Ken Sherman | Construction Law Zone
The United States District Court for the District of Massachusetts has provided construction project owners, developers, general contractors, sub-contractors, suppliers, and vendors with a helpful reminder about obtaining effective additional insurance coverage on construction projects.
In Factory Mut. Ins. Co. v. Skanska United States Bldg., No. 18-cv-11700-DLC, 2020. U.S. Dist. LEXIS 95403, the District Court held that a construction project’s general contractor and sub-contractor were not additional insureds under the construction project’s owner’s Builders Risk insurance policy (“the Policy”). The construction project’s general contractor and its sub-contractor contended they were additional insureds as a defense based on Massachusetts’ anti-subrogation doctrine, which prevents insurers from subrogating against their own insureds for the type of risk the insurer provided to such insureds. The two contractors moved for summary judgment in the subrogation recovery action brought against them claiming they were both additional insureds under the Policy. The District Court, in dismissing the project’s general contractor’s and its sub-contractor’s motions for summary judgment based on their anti-subrogation defenses, determined that the project’s general contractor and its sub-contractor did not qualify as additional insureds under the Policy because: (1) additional insureds under the Policy are those whose liability would be purely vicarious “to the extent of the insured’s legal liability for insured physical loss or damage,” which the District Court determined was not applicable to the undisputed facts pled in the subrogation recovery action and (2) the language of the policy itself seemed to indicate that it applied to only one (and not multiple) insureds, which, in the District Court’s opinion, applied only the construction project’s owner. As a result, the subrogation lawsuit against both the project’s general contractor and its sub-contractor may proceed as the anti-subrogation rule did not apply.
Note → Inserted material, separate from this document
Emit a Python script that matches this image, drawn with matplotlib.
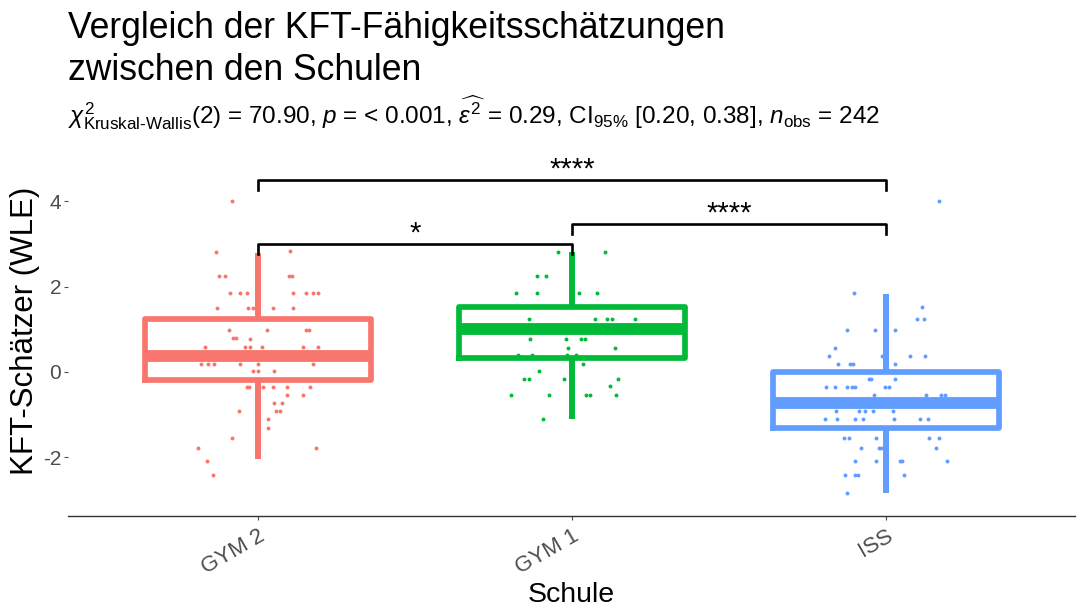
import matplotlib
matplotlib.use('Agg')
import matplotlib.pyplot as plt

plt.rcParams['font.family'] = ['Liberation Sans', 'DejaVu Sans']
plt.rcParams['mathtext.fontset'] = 'custom'
plt.rcParams['mathtext.rm'] = 'Liberation Sans'
plt.rcParams['mathtext.it'] = 'Liberation Sans:italic'
plt.rcParams['mathtext.bf'] = 'Liberation Sans:bold'

schools = ['GYM 2', 'GYM 1', 'ISS']
colors = ['#F8766D', '#00BA38', '#619CFF']

# box statistics
q1 = [-0.19, 0.33, -1.31]
med = [0.38, 1.01, -0.73]
q3 = [1.24, 1.53, 0.00]
whislo = [-2.04, -1.10, -2.84]
whishi = [2.79, 2.82, 1.83]

# jittered points: horizontal offset from group centre, value
gym2_dx = [-0.084, -0.135, 0.103, -0.124, -0.104, 0.10, 0.108, -0.089, -0.057, -0.034,
           0.11, 0.153, 0.174, 0.192, -0.13, -0.031, -0.017, 0.049, 0.11, -0.092,
           0.029, 0.153, 0.163, -0.079, -0.07, -0.025, -0.169, -0.041, -0.027, 0.012,
           0.142, 0.192, -0.183, -0.158, -0.139, -0.057, 0.0, 0.174, -0.017, 0.001,
           0.052, -0.036, -0.028, 0.017, 0.049, 0.091, 0.166, 0.091, 0.142, 0.052,
           0.075, -0.061, 0.056, 0.07, 0.033, 0.033, -0.084, -0.192, 0.185, -0.161,
           -0.144]
gym2_y = [4.0, 2.82, 2.84, 2.24, 2.24, 2.24, 2.24, 1.85, 1.85, 1.85,
          1.85, 1.85, 1.85, 1.85, 1.51, 1.51, 1.51, 1.51, 1.51, 0.99,
          0.99, 0.99, 0.99, 0.79, 0.79, 0.77, 0.58, 0.58, 0.58, 0.58,
          0.58, 0.58, 0.19, 0.19, 0.19, 0.19, 0.19, 0.19, 0.01, 0.01,
          0.01, -0.36, -0.36, -0.36, -0.36, -0.36, -0.36, -0.54, -0.54, -0.72,
          -0.72, -0.91, -0.91, -0.91, -1.11, -1.32, -1.54, -1.79, -1.79, -2.08,
          -2.42]

gym1_dx = [-0.044, 0.106, -0.112, -0.082, -0.18, -0.112, 0.023, 0.079, -0.138, 0.074,
           0.11, 0.127, 0.2, -0.134, -0.021, 0.029, 0.041, -0.012, 0.137, -0.173,
           -0.127, -0.017, 0.011, 0.034, -0.106, -0.152, -0.139, -0.025, 0.146, 0.119,
           -0.196, -0.074, 0.045, 0.058, 0.139, -0.093]
gym1_y = [2.82, 2.82, 2.25, 2.25, 1.85, 1.85, 1.85, 1.85, 1.24, 1.24,
          1.24, 1.24, 1.24, 0.78, 0.78, 0.78, 0.78, 0.57, 0.57, 0.40,
          0.40, 0.40, 0.40, 0.18, 0.01, -0.16, -0.16, -0.16, -0.16, -0.34,
          -0.54, -0.54, -0.54, -0.54, -0.54, -1.11]

iss_dx = [0.169, -0.104, -0.005, 0.114, 0.098, 0.119, -0.125, -0.035, 0.029, -0.165,
          -0.184, -0.014, 0.074, 0.122, -0.154, -0.115, -0.106, 0.027, -0.056, -0.048,
          0.027, -0.192, -0.162, -0.125, -0.109, -0.101, -0.003, 0.01, -0.04, 0.126,
          0.175, 0.186, -0.16, -0.086, -0.067, -0.044, 0.02, -0.196, -0.157, -0.101,
          -0.074, 0.023, 0.106, 0.133, -0.136, -0.12, -0.032, 0.135, 0.169, -0.08,
          -0.024, -0.017, 0.159, -0.101, -0.032, 0.045, 0.05, 0.193, -0.133, -0.101,
          -0.091, 0.055, -0.125]
iss_y = [4.0, 1.85, 1.52, 1.52, 1.24, 1.24, 0.99, 0.99, 0.99, 0.57,
         0.38, 0.38, 0.38, 0.38, 0.19, 0.19, 0.19, 0.19, -0.17, -0.17,
         -0.17, -0.36, -0.36, -0.36, -0.36, -0.36, -0.36, -0.36, -0.54, -0.54,
         -0.54, -0.54, -0.91, -0.91, -0.91, -0.91, -0.91, -1.11, -1.11, -1.11,
         -1.11, -1.11, -1.11, -1.11, -1.54, -1.54, -1.54, -1.54, -1.54, -1.79,
         -1.79, -1.79, -1.79, -2.08, -2.08, -2.08, -2.08, -2.08, -2.42, -2.42,
         -2.42, -2.42, -2.83]

# significance brackets: (left group, right group, height, label)
brackets = [(1, 3, 4.50, '****'), (1, 2, 3.00, '*'), (2, 3, 3.47, '****')]

fig = plt.figure(figsize=(10.77, 6.07), dpi=100)
ax = fig.add_axes([0.0631, 0.1499, 0.9349, 0.6096])

dxs = [gym2_dx, gym1_dx, iss_dx]
ys = [gym2_y, gym1_y, iss_y]
for i in range(3):
    ax.scatter([i + 1 + d for d in dxs[i]], ys[i], s=8, color=colors[i],
               linewidths=0, zorder=2)

for i in range(3):
    st = [dict(q1=q1[i], med=med[i], q3=q3[i], whislo=whislo[i],
               whishi=whishi[i], fliers=[])]
    ax.bxp(st, positions=[i + 1], widths=0.72, showcaps=False,
           boxprops=dict(color=colors[i], linewidth=4.1),
           whiskerprops=dict(color=colors[i], linewidth=4.3, solid_capstyle='butt'),
           medianprops=dict(color=colors[i], linewidth=8.5, solid_capstyle='butt'),
           manage_ticks=False, zorder=3)

for a, b, h, lab in brackets:
    ax.plot([a, a, b, b], [h - 0.24, h, h, h - 0.24], color='black', lw=1.9,
            zorder=4)
    ax.text((a + b) / 2, h + 0.06, lab, ha='center', va='baseline', fontsize=21)

ax.set_xlim(0.395, 3.6)
ax.set_ylim(-3.38, 5.3)
ax.set_xticks([1, 2, 3])
ax.set_xticklabels(schools, rotation=30, ha='right', rotation_mode='anchor',
                   fontsize=16, color='#4d4d4d')
ax.set_yticks([-2, 0, 2, 4])
ax.set_yticklabels(['-2', '0', '2', '4'], fontsize=15, color='#4d4d4d')
ax.tick_params(axis='both', length=3, color='#4d4d4d', width=0.8)
ax.tick_params(axis='y', pad=2)
for s in ['top', 'right', 'left']:
    ax.spines[s].set_visible(False)
ax.spines['bottom'].set_color('#333333')
ax.spines['bottom'].set_linewidth(1.0)

ax.set_xlabel('Schule', fontsize=20.5)
ax.xaxis.set_label_coords(0.5, -0.2324)
ax.xaxis.label.set_va('baseline')
ax.set_ylabel('KFT-Schätzer (WLE)', fontsize=22.5)
ax.yaxis.set_label_coords(-0.028, 0.5)

fig.text(68 / 1077, 1 - 38 / 607, 'Vergleich der KFT-Fähigkeitsschätzungen',
         ha='left', va='baseline', fontsize=25.6)
fig.text(68 / 1077, 1 - 80 / 607, 'zwischen den Schulen',
         ha='left', va='baseline', fontsize=25.6)
sub = (r'$\chi^2_{\mathrm{Kruskal‐Wallis}}$(2) = 70.90, $\mathit{p}$ = < 0.001, '
       r'$\widehat{\varepsilon^2}$ = 0.29, CI$_{\mathrm{95\%}}$ [0.20, 0.38], '
       r'$\mathit{n}_{\mathrm{obs}}$ = 242')
fig.text(68 / 1077, 1 - 123 / 607, sub, ha='left', va='baseline', fontsize=17.5)

fig.savefig('out.png', dpi=100)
The facts, circumstances, and result of Factory Mutual are unique to the dispute among the matter’s construction project owner, general contractor, and sub-contractor, but its lesson is universal to any party to a construction project. When it comes to securing additional insurance coverage under another party’s insurance policy, interested parties should proceed with care, including insisting on a receiving a copy of the underlying insurance policy, having that insurance policy reviewed by a professional (e.g., an insurance broker, a risk manager, and/or an attorney), and obtaining an opinion as to whether such additional insurance coverage shall be afforded. Parties interested in assuring that they are in fact additional insureds pursuant to another’s insurance policy are not well-served by merely accepting a Certificate of Insurance in which that party is listed as an “additional insured” or relying on language within a contract, agreement, or purchase order in which a party obligates itself to provide such additional insurance.
As we see from Factory Mutual, failing to confirm insurance coverage in advance of an otherwise insurable event may leave a party exposed to having its additional insured coverage determined by a judge instead of among the construction project participants and their respective insurance carriers, as intended.